A good example of such a failed attempt is the 7scenes University of Maryland historic tour. In some ways, the app is a downgrade from lower-tech alternatives. Without any recommended order for the locations, the app tour has even less narrative than a guided audio tour, and with no way to ask questions of the creator, less interactivity than simply following a tour guide around campus. There is no sense of epic meaning, which makes it difficult to have any sense of urgency. (It’s unnecessary to even consider whether the user has the necessary optimism about making progress, because they have already decided that progress isn’t worth making.)
There are better locative media than 7scenes out there, but I’d argue that this approach of attempting to mediate reality to look more like a game is inherently misguided. Games create epic meaning and urgent optimism through overarching storylines and quests that are carefully tailored to the individual player’s level of ability, but real life just doesn’t work that way. Although making the sites on the 7scenes tour related by some theme would have made the app more interesting, there is an intrinsic conflict here that the real world is incredibly complex and we are forced to deal simultaneously with events from many different narratives. History does not have a singular overarching theme, and even if it did, we’d still have our own narratives and those of the people around us to consider as we followed the narrative of the tour. Similarly, no game can ensure that real life will always assign us responsibilities that perfectly align with our abilities.

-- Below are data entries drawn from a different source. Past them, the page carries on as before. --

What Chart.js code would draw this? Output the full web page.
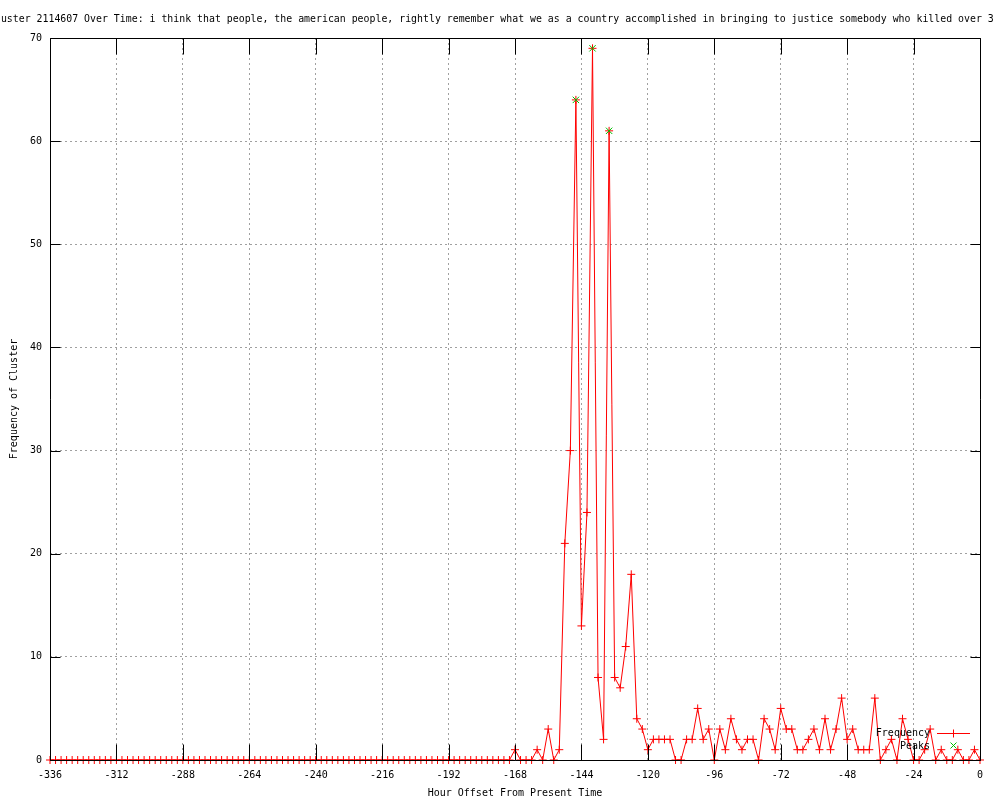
<!DOCTYPE html>
<html>
<head>
<meta charset="utf-8">
<script src="https://cdn.jsdelivr.net/npm/chart.js@4/dist/chart.umd.min.js"></script>
<style>
html,body{margin:0;padding:0;background:#fff;}
#wrap{width:1000px;height:800px;}
canvas{display:block;}
</style>
</head>
<body>
<div id="wrap"><canvas id="c" width="1000" height="800"></canvas></div>
<script>
const titleText = "Cluster 2114607 Over Time: i think that people, the american people, rightly remember what we as a country accomplished in bringing to justice somebody who killed over 3";
const xAxisTitle = "Hour Offset From Present Time";
const yAxisTitle = "Frequency of Cluster";
const seriesNames = ["Frequency", "Peaks"];

const hours = [
  -336,-334,-332,-330,-328,-326,-324,-322,-320,-318,-316,-314,
  -312,-310,-308,-306,-304,-302,-300,-298,-296,-294,-292,-290,
  -288,-286,-284,-282,-280,-278,-276,-274,-272,-270,-268,-266,
  -264,-262,-260,-258,-256,-254,-252,-250,-248,-246,-244,-242,
  -240,-238,-236,-234,-232,-230,-228,-226,-224,-222,-220,-218,
  -216,-214,-212,-210,-208,-206,-204,-202,-200,-198,-196,-194,
  -192,-190,-188,-186,-184,-182,-180,-178,-176,-174,-172,-170,
  -168,-166,-164,-162,-160,-158,-156,-154,-152,-150,-148,-146,
  -144,-142,-140,-138,-136,-134,-132,-130,-128,-126,-124,-122,
  -120,-118,-116,-114,-112,-110,-108,-106,-104,-102,-100,-98,
  -96,-94,-92,-90,-88,-86,-84,-82,-80,-78,-76,-74,
  -72,-70,-68,-66,-64,-62,-60,-58,-56,-54,-52,-50,
  -48,-46,-44,-42,-40,-38,-36,-34,-32,-30,-28,-26,
  -24,-22,-20,-18,-16,-14,-12,-10,-8,-6,-4,-2,
  0
];
const frequency = [
  0,0,0,0,0,0,0,0,0,0,0,0,
  0,0,0,0,0,0,0,0,0,0,0,0,
  0,0,0,0,0,0,0,0,0,0,0,0,
  0,0,0,0,0,0,0,0,0,0,0,0,
  0,0,0,0,0,0,0,0,0,0,0,0,
  0,0,0,0,0,0,0,0,0,0,0,0,
  0,0,0,0,0,0,0,0,0,0,0,0,
  1,0,0,0,1,0,3,0,1,21,30,64,
  13,24,69,8,2,61,8,7,11,18,4,3,
  1,2,2,2,2,0,0,2,2,5,2,3,
  0,3,1,4,2,1,2,2,0,4,3,1,
  5,3,3,1,1,2,3,1,4,1,3,6,
  2,3,1,1,1,6,0,1,2,0,4,2,
  0,0,1,3,0,1,0,0,1,0,0,1,
  0
];
const peakHours = [-146, -140, -134];
const peakValues = [64, 69, 61];
const xTickValues = [-336,-312,-288,-264,-240,-216,-192,-168,-144,-120,-96,-72,-48,-24,0];
const yTickValues = [0,10,20,30,40,50,60,70];

const FONT = '"DejaVu Sans Mono", "Liberation Mono", monospace';
const RED = '#ff0000';
const GREEN = '#00c000';

const framePlugin = {
  id: 'frame',
  beforeDraw(chart) {
    const ctx = chart.ctx;
    ctx.save();
    ctx.fillStyle = '#ffffff';
    ctx.fillRect(0, 0, chart.width, chart.height);
    ctx.fillStyle = '#000';
    ctx.font = '9.9px ' + FONT;
    ctx.textAlign = 'left';
    ctx.textBaseline = 'middle';
    ctx.fillText(titleText, -11, 19);
    ctx.restore();
  },
  afterDatasetsDraw(chart) {
    const ctx = chart.ctx;
    const a = chart.chartArea;
    const xs = chart.scales.x, ys = chart.scales.y;
    const L = Math.round(a.left) + 0.5, R = Math.round(a.right) + 0.5;
    const T = Math.round(a.top) + 0.5, B = Math.round(a.bottom) + 0.5;
    ctx.save();
    ctx.setLineDash([]);
    ctx.strokeStyle = '#000';
    ctx.lineWidth = 1;
    ctx.beginPath();
    ctx.rect(L, T, R - L, B - T);
    xs.ticks.forEach(t => {
      const px = Math.round(xs.getPixelForValue(t.value)) + 0.5;
      ctx.moveTo(px, B); ctx.lineTo(px, B - 16);
      ctx.moveTo(px, T); ctx.lineTo(px, T + 16);
    });
    ys.ticks.forEach(t => {
      const py = Math.round(ys.getPixelForValue(t.value)) + 0.5;
      ctx.moveTo(L, py); ctx.lineTo(L + 10, py);
      ctx.moveTo(R, py); ctx.lineTo(R - 10, py);
    });
    ctx.stroke();

    // legend (inside, bottom right)
    const ds = chart.data.datasets;
    ctx.font = '10px ' + FONT;
    ctx.textAlign = 'right';
    ctx.textBaseline = 'middle';
    ctx.fillStyle = '#000';
    ctx.fillText(ds[0].label, 930, 733);
    ctx.fillText(ds[1].label, 930, 746);
    ctx.lineWidth = 1;
    ctx.strokeStyle = RED;
    ctx.beginPath();
    ctx.moveTo(937, 733.5); ctx.lineTo(970, 733.5);
    ctx.moveTo(953.5, 729.5); ctx.lineTo(953.5, 737.5);
    ctx.stroke();
    ctx.strokeStyle = GREEN;
    ctx.beginPath();
    ctx.moveTo(950.5, 742.5); ctx.lineTo(956.5, 748.5);
    ctx.moveTo(956.5, 742.5); ctx.lineTo(950.5, 748.5);
    ctx.stroke();
    ctx.restore();
  }
};

const freqPoints = hours.map((h, i) => ({x: h, y: frequency[i]}));
const peakPoints = peakHours.map((h, i) => ({x: h, y: peakValues[i]}));

new Chart(document.getElementById('c'), {
  type: 'scatter',
  data: {
    datasets: [
      {
        label: seriesNames[0],
        data: freqPoints,
        showLine: true,
        borderColor: RED,
        backgroundColor: RED,
        borderWidth: 1,
        tension: 0,
        pointStyle: 'cross',
        pointRadius: 4,
        pointBorderColor: RED,
        pointBorderWidth: 1,
        clip: false,
        order: 2
      },
      {
        label: seriesNames[1],
        data: peakPoints,
        showLine: false,
        borderColor: GREEN,
        backgroundColor: GREEN,
        pointStyle: 'crossRot',
        pointRadius: 4.5,
        pointBorderColor: GREEN,
        pointBorderWidth: 1,
        clip: false,
        order: 1
      }
    ]
  },
  options: {
    responsive: false,
    animation: false,
    devicePixelRatio: 1,
    events: [],
    layout: { padding: { top: 38, right: 20, left: 0, bottom: 0 } },
    plugins: {
      legend: { display: false },
      title: { display: false },
      tooltip: { enabled: false }
    },
    scales: {
      x: {
        type: 'linear',
        min: xTickValues[0],
        max: xTickValues[xTickValues.length - 1],
        afterBuildTicks: s => { s.ticks = xTickValues.map(v => ({ value: v })); },
        afterFit: s => { s.height = 40; },
        ticks: {
          color: '#000',
          font: { family: FONT, size: 10 },
          padding: 9,
          maxRotation: 0,
          minRotation: 0,
          autoSkip: false,
          callback: v => String(v)
        },
        grid: { color: '#a0a0a0', lineWidth: 1, drawTicks: false },
        border: { display: false, dash: [2, 3] },
        title: {
          display: true,
          text: xAxisTitle,
          color: '#000',
          font: { family: FONT, size: 10 },
          padding: { top: 0, bottom: 1 }
        }
      },
      y: {
        type: 'linear',
        min: yTickValues[0],
        max: yTickValues[yTickValues.length - 1],
        afterBuildTicks: s => { s.ticks = yTickValues.map(v => ({ value: v })); },
        afterFit: s => { s.width = 50; },
        ticks: {
          color: '#000',
          font: { family: FONT, size: 10 },
          padding: 8,
          callback: v => String(v)
        },
        grid: { color: '#a0a0a0', lineWidth: 1, drawTicks: false },
        border: { display: false, dash: [2, 3] },
        title: {
          display: true,
          text: yAxisTitle,
          color: '#000',
          font: { family: FONT, size: 10 },
          padding: { top: 8, bottom: 0 }
        }
      }
    }
  },
  plugins: [framePlugin]
});
</script>
</body>
</html>
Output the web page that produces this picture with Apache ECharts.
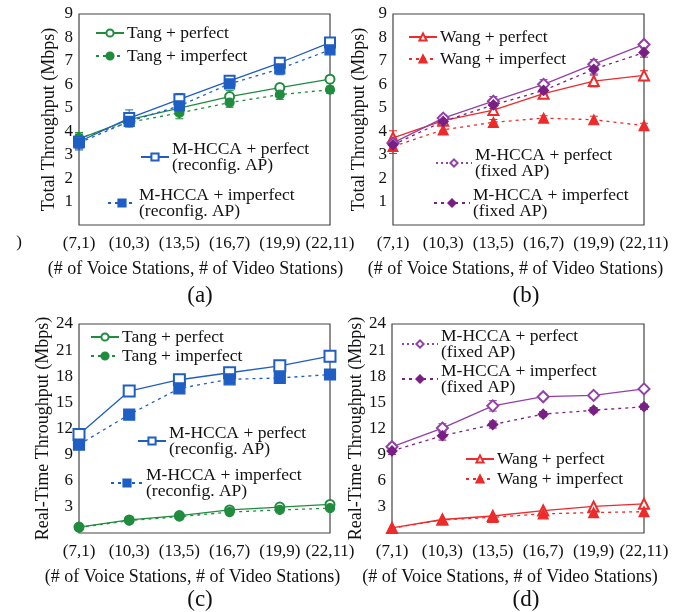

Rather than superimpose the game features of multimedia, instant feedback, and digitally-based interactivity on to real life, we should take advantage of what we can do in virtual worlds where epic meaning and urgent optimism are abundant and recognize how the knowledge that we gain through those experiences can carry over into the real world.
While I was playing “The Martian: Bring Him Home,” one of my first thoughts was that I wished that the game was broad enough in scope to be collaborative. I’m surrounded by future engineers, scientists, psychologists—intelligent, motivated thinkers who know how to approach a range of technical and non-technical problems. If I could work with real people who I know rather than just reading the emails of a team of fictional experts, we would get to personally engage in an exciting adventure, while also thinking about real-world scientific principles and gaining collaboration and problem-solving skills. The “Martian” app was far too simplistic to warrant real teams of experts for making decisions, but I think that that kind of game could be really fascinating and really impactful.
In time, solving problems in a game world that references (but doesn’t seek to overlay) reality could translate to solving real-life problems. Rather than trick ourselves into thinking that real life is a game, we should aim to gain problem-solving experience that is genuinely applicable in real life and be able to draw analogies between different kinds of problems. Rather than thread a fictional narrative through reality in order to make it make more sense, we should try to appreciate the beautiful complexity of many, many overlapping stories. In real life, we have to create our own epic meaning.
Real life isn’t a game. But maybe we can learn to play it with the same enthusiasm.